Archaeology and Architecture, Conservation and Horticulture


It's probably best if you contact the Council for British Archaeology direct. Archaeologists are usually graduates, but there are plenty of contract opportunities for people with other qualifications, plus the increasingly technical side of archaeology - familiar to any fans of Time Team - requires specialist technicians. For a slightly irreverent - but realistic - look at careers in archaeology, you could try the website of Current Archaeology magazine.

Work Experience and voluntary work: Again, the Council for British Archaeology is the best source. Many of the opportunities it offers may be more suited to sixth form or university students, but if you're younger, you might find it useful to check out the Young Archaeologists' Club.

Architecture and the conservation of buildings or artefacts

It is unlikely that you will have taken a history degree and then decided to go into these fields; the usual route is to take specialist degrees (e.g. architecture, restoration - the City & Guilds one includes stonemasonry and carpentry). Or, if you don't want to follow the degree route, there are non-degree skills training opportunities for architectural technicians and building trades workers (stonemasons, carpenters, joiners, plasterers, bricklayers, metalworkers etc.) to which specialist training in conservation techniques can then be added. Some firms of architects specialise in conservation work - at the time of writing this booklet, one was advertising in The Guardian for qualified conservation architects and technicians to work on ‘world heritage sites, National Trust properties, churches, castles, historic houses' . The advert specified that ‘computer literacy is essential together with an academic interest in the historic background of conservation projects'. You might like to contact the Society for the Preservation of Ancient Buildings or the The Institute of Conservation to get an idea of the kinds of specialist training courses, activities and career opportunities available...

Work Experience and Voluntary work: Because conservation requires specialist skills, this limits the opportunities for work experience or volunteering. You might be interested in joining a local group of the Society for the Preservation of Ancient Buildings, which often arrange tours round interesting properties. You could also identify architects, furniture restorers and others with a particular interest in historic buildings or artefacts, and see if they could offer you some work experience - even if this is more or less as an office junior, you'll get a better idea of the kind of work that goes on.
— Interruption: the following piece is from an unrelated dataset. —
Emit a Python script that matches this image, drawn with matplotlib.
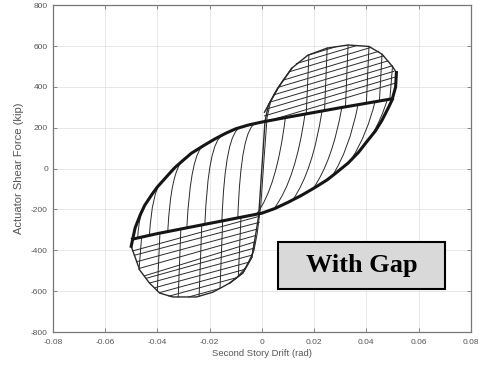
import numpy as np
import matplotlib.pyplot as plt
from matplotlib.path import Path
from matplotlib.patches import PathPatch, Rectangle

# upper branch (thick band): curve on the left, straight part to the right
u_x = [-0.050, -0.0485, -0.0465, -0.0448, -0.042, -0.040, -0.0365, -0.0333, -0.030, -0.027,
       -0.022, -0.018, -0.014, -0.010, -0.005, 0.0, 0.01, 0.02, 0.03, 0.04, 0.05]
u_y = [-380, -290, -225, -179, -125, -90, -40, 5, 42, 75,
       115, 145, 172, 195, 214, 228, 252, 275, 298, 320, 342]

# lower branch (thick band): straight part on the left, curve on the right
l_x = [-0.0495, -0.04, -0.03, -0.02, -0.01, 0.0, 0.005, 0.01, 0.015, 0.02, 0.025, 0.028,
       0.033, 0.037, 0.0406, 0.0435, 0.046, 0.0485, 0.0498, 0.0512, 0.0515]
l_y = [-345, -318, -293, -268, -243, -218, -195, -165, -132, -95, -55, -25,
       27, 80, 139, 185, 237, 300, 335, 400, 470]

# outer edge of the upper right fan
top_x = [0.001, 0.0061, 0.0115, 0.0176, 0.025, 0.033, 0.041, 0.046, 0.050, 0.0515]
top_y = [276, 394, 492, 555, 590, 605, 598, 560, 500, 470]

# outer edge of the lower left fan
bot_x = [-0.050, -0.0467, -0.043, -0.0391, -0.0341, -0.025, -0.0188, -0.0123, -0.0073, -0.0038, -0.0027]
bot_y = [-380, -497, -560, -609, -628, -628, -605, -560, -511, -433, -350]

# steep lines through the origin
s1_x = [-0.0123, -0.0073, -0.0038, -0.0027, -0.0012, 0.0, 0.0012, 0.0025, 0.0061, 0.0115]
s1_y = [-560, -511, -433, -350, -230, 0, 230, 311, 394, 492]
s2_x = [-0.0100, -0.0060, -0.0030, -0.0018, -0.0004, 0.0008, 0.0020, 0.0034, 0.0070]
s2_y = [-540, -480, -400, -320, -180, 40, 250, 330, 410]

# fan lines, upper right (start -> end)
fu_x0 = [0.006, 0.001, 0.0019, 0.003, 0.0045, 0.0065, 0.0079, 0.0105, 0.0132, 0.0174]
fu_y0 = [247, 258, 292, 325, 361, 399, 432, 474, 514, 554]
fu_x1 = [0.051, 0.051, 0.0505, 0.0499, 0.0482, 0.0466, 0.0447, 0.0417, 0.0362, 0.028]
fu_y1 = [418, 448, 476, 503, 527, 552, 574, 593, 602, 595]

# fan lines, lower left
fl_x0 = [-0.0495, -0.0488, -0.0480, -0.0468, -0.045, -0.0443, -0.043, -0.041, -0.0392, -0.0355, -0.028]
fl_y0 = [-403, -424, -456, -488, -525, -537, -560, -583, -607, -624, -628]
fl_x1 = [-0.0012, -0.001, -0.0018, -0.0023, -0.0028, -0.0032, -0.0037, -0.005, -0.0065, -0.0098, -0.0165]
fl_y1 = [-234, -263, -296, -327, -359, -390, -423, -458, -493, -534, -588]

# verticals at the peaks
vu_x0 = [0.017, 0.024, 0.032, 0.040, 0.045, 0.049]
vu_y0 = [267, 283, 301, 319, 330, 340]
vu_x1 = [0.018, 0.025, 0.033, 0.041, 0.046, 0.050]
vu_y1 = [552, 590, 605, 598, 560, 500]

vl_x0 = [-0.047, -0.040, -0.032, -0.024, -0.016, -0.009]
vl_y0 = [-494, -598, -628, -624, -586, -528]
vl_x1 = [-0.046, -0.039, -0.031, -0.023, -0.015, -0.008]
vl_y1 = [-333, -316, -297, -277, -258, -241]

# arcs on the left: lower branch -> control -> upper branch
al_x0 = [-0.0475, -0.043, -0.036, -0.0287, -0.0218, -0.0153, -0.0092]
al_y0 = [-335, -323, -306, -288, -272, -257, -243]
al_xc = [-0.047, -0.042, -0.0348, -0.0272, -0.0205, -0.014, -0.008]
al_yc = [-230, -115, -10, 80, 130, 183, 205]
al_x1 = [-0.045, -0.0385, -0.030, -0.022, -0.015, -0.008, -0.002]
al_y1 = [-185, -65, 45, 118, 165, 203, 225]

# arcs on the right: upper branch -> control -> lower branch
ar_x0 = [0.009, 0.0165, 0.023, 0.0306, 0.0368, 0.0433, 0.048]
ar_y0 = [249, 266, 280, 298, 312, 327, 338]
ar_xc = [0.0057, 0.013, 0.0195, 0.027, 0.0334, 0.0403, 0.046]
ar_yc = [-92, -49, -9, 37, 90, 170, 250]
ar_x1 = [-0.002, 0.005, 0.012, 0.0195, 0.0268, 0.0345, 0.042]
ar_y1 = [-222, -190, -150, -100, -38, 50, 160]

xticks = [-0.08, -0.06, -0.04, -0.02, 0, 0.02, 0.04, 0.06, 0.08]
xticklabels = ['-0.08', '-0.06', '-0.04', '-0.02', '0', '0.02', '0.04', '0.06', '0.08']
yticks = [-800, -600, -400, -200, 0, 200, 400, 600, 800]
yticklabels = ['-800', '-600', '-400', '-200', '0', '200', '400', '600', '800']

ink = '#2a2a2a'
thin = 0.7

fig = plt.figure(figsize=(4.8, 3.69), dpi=100)
ax = fig.add_axes([0.110, 0.100, 0.871, 0.886])

for i in range(len(fu_x0)):
    ax.plot([fu_x0[i], fu_x1[i]], [fu_y0[i], fu_y1[i]], color=ink, lw=thin)
for i in range(len(fl_x0)):
    ax.plot([fl_x0[i], fl_x1[i]], [fl_y0[i], fl_y1[i]], color=ink, lw=thin)
for i in range(len(vu_x0)):
    ax.plot([vu_x0[i], vu_x1[i]], [vu_y0[i], vu_y1[i]], color=ink, lw=thin)
for i in range(len(vl_x0)):
    ax.plot([vl_x0[i], vl_x1[i]], [vl_y0[i], vl_y1[i]], color=ink, lw=thin)

for i in range(len(al_x0)):
    p = Path([(al_x0[i], al_y0[i]), (al_xc[i], al_yc[i]), (al_x1[i], al_y1[i])],
             [Path.MOVETO, Path.CURVE3, Path.CURVE3])
    ax.add_patch(PathPatch(p, fill=False, edgecolor=ink, lw=thin))
for i in range(len(ar_x0)):
    p = Path([(ar_x0[i], ar_y0[i]), (ar_xc[i], ar_yc[i]), (ar_x1[i], ar_y1[i])],
             [Path.MOVETO, Path.CURVE3, Path.CURVE3])
    ax.add_patch(PathPatch(p, fill=False, edgecolor=ink, lw=thin))

ax.plot(top_x, top_y, color=ink, lw=1.0)
ax.plot(bot_x, bot_y, color=ink, lw=1.0)
ax.plot(s1_x, s1_y, color=ink, lw=1.0)
ax.plot(s2_x, s2_y, color=ink, lw=thin)
ax.plot(u_x, u_y, color='#151515', lw=2.2, solid_joinstyle='round')
ax.plot(l_x, l_y, color='#151515', lw=2.2, solid_joinstyle='round')

ax.set_xlim(-0.08, 0.08)
ax.set_ylim(-800, 800)
ax.set_xticks(xticks)
ax.set_xticklabels(xticklabels)
ax.set_yticks(yticks)
ax.set_yticklabels(yticklabels)
ax.grid(True, color='#e4e4e4', lw=0.6)
ax.set_axisbelow(True)
ax.tick_params(direction='in', length=3, width=0.6, color='#777777',
               labelsize=6, labelcolor='#555555', top=True, right=True)
ax.tick_params(axis='x', pad=5)
for lab in ax.get_xticklabels() + ax.get_yticklabels():
    lab.set_family('Liberation Sans')
for sp in ax.spines.values():
    sp.set_color('#777777')
    sp.set_linewidth(0.9)

ax.set_xlabel('Second Story Drift (rad)', fontsize=6.8, color='#555555',
              family='Liberation Sans', labelpad=2)
ax.set_ylabel('Actuator Shear Force (kip)', fontsize=8, color='#555555',
              family='Liberation Sans', labelpad=5)

ax.add_patch(Rectangle((0.538, 0.1315), 0.40, 0.1435, transform=ax.transAxes,
                       facecolor='#d9d9d9', edgecolor='black', lw=1.5, zorder=5))
ax.text(0.738, 0.203, 'With Gap', transform=ax.transAxes, ha='center', va='center',
        fontsize=19, fontweight='bold', family='Liberation Serif', color='black', zorder=6)

fig.savefig('out.png', dpi=100)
Horticulture and Nature Conservation

We've already mentioned the National Trust's training scheme for people who will work in the gardens and grounds of their properties. If you like practical outdoor work, gardening can combine very nicely with an interest in history. There are job opportunities for people with horticultural qualifications and/or experience to work on the gardens of many historic properties, whether owned by heritage organisations, individuals, councils or of course some of the ancient schools and universities. Sometimes this involves restoring a historic garden or park to its former glory, following planting patterns laid down a century or more before. Nature conservation can also link very well with history, as so much of England's countryside has been shaped by the history of its agriculture. Certain traditional skills such as dry stone walling, coppicing and hedgelaying are still in demand, especially in the extensive acreages covered by National Trust properties and National Parks. The Forestry Commission are also restoring some traditional woodland management practices, and increasing their community and schools education activities. Many traditional skills can be learned as a volunteer with organisations such as BTCV, and though it wouldn't be easy to make a full time living using them, these skills plus a knowledge of and interest in history could help you find a job as, say, an Assistant Park Ranger or Ranger in a National Park.

Work Experience and Volunteering: Both the National Trust (see above, under Heritage Sites and Historic Houses) and TCV run working holidays for conservation volunteers, some of which will offer training in such skills as dry stone walling. Local conservation teams also go out for working days either during the week or at weekends - contact your local site or group.